Two very large groups of undocumented immigrants are particularly vulnerable. First, there are more than three hundred thousand people, mainly from Central America and Haiti, who legally reside in the United States under “temporary protected status,” which was granted because of Central America’s civil wars and, in the case of Haiti, the devastating earthquake of 2010. These official reprieves expire on a rolling basis, usually every eighteen months, and, although the Trump Administration decided last spring to extend affected Haitians’ protected status for six months, advocates for immigrant rights are skeptical that this policy will continue.

Then there are the “Dreamers,” undocumented American residents who came to the United States as children and who therefore cannot be held accountable for having arrived without papers. According to the Center for Community Change, there are about seven hundred and eighty thousand Dreamers. Obama used his executive power, during his second term, to create a program that allowed these residents to obtain work permits and to enroll in universities. After Trump’s election, there was widespread fear that Dreamers would be arrested, but, this spring, Trump said he would extend the program. He seems to have a soft spot, appropriately, for this segment of the population. After the spring announcement, “everyone breathed a sigh of relief,” Kica Matos, the director of immigrant rights at the Center for Community Change, said.

But that respite has proved short-lived. Attorneys general in Texas and other states who challenged Obama’s policy have threatened the Trump Administration with legal action if by early September it doesn’t rescind the privileges granted to Dreamers. Even if the Administration wants to fight back, the man in charge would be Attorney General Jeff Sessions, an anti-immigrant hard-liner. Still, Hincapié noted, because of the resonant appeal of the Dreamer cause, “if the Trump Administration decides to terminate the program, it really will feel heat from not just the immigrant-rights community but from many, many others.”

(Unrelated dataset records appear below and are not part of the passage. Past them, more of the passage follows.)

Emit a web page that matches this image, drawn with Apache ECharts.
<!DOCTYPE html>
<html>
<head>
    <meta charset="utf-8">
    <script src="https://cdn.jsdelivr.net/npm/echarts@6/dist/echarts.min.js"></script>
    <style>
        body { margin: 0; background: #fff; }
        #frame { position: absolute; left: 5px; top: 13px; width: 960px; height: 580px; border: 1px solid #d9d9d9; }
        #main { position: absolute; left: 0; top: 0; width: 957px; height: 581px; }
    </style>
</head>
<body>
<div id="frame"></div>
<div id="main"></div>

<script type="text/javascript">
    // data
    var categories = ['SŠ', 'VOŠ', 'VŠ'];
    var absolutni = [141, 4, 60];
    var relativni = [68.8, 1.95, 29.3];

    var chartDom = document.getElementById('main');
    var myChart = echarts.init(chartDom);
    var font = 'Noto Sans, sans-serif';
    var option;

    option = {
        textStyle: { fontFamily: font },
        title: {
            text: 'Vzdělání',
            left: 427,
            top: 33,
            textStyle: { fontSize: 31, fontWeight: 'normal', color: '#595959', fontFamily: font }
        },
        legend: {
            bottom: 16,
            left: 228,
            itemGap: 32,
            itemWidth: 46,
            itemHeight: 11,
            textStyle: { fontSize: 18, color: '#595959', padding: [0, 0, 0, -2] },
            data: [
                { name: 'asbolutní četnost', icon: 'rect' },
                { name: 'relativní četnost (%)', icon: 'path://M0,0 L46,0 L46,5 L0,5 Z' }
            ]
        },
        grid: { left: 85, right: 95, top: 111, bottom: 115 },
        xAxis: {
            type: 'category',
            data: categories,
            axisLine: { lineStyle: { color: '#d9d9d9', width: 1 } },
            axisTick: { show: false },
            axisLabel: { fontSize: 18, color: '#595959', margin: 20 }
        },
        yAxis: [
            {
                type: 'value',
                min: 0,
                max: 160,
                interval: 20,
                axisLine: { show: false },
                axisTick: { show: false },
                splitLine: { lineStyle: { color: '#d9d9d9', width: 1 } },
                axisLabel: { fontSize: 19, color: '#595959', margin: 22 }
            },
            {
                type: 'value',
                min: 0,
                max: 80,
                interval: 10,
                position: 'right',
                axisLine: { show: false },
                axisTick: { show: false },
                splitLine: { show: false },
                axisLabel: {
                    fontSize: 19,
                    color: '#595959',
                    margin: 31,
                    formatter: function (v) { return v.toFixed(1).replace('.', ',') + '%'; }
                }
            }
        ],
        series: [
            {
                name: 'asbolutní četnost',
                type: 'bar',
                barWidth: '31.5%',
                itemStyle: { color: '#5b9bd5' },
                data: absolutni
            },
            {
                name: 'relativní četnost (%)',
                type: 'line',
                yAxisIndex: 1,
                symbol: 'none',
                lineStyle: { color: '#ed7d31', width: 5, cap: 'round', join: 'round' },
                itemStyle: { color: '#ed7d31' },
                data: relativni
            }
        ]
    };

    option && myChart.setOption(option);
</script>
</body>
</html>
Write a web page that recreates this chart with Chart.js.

Rodriguez is not a Dreamer, but his story is a moving one. The support extended to him is encouraging, wherever it leads. It shows that large numbers of Americans understand the moral and economic imperatives of normalizing the lives of law-abiding undocumented residents, here in a country founded on, and made great by, the aspirations of immigrants—those with papers and those without. Yet the Rodriguez case is also saddening. It unfolded in Cambridge, a hotbed of liberal activism, but it still constitutes a difficult struggle with uncertain results. The case suggests how many hundreds or thousands of other people may now, or may soon, be detained and deported without visibility, without legal advice, without reasonable cause, at the expense of their families—and to the deepening shame of America’s place in the world.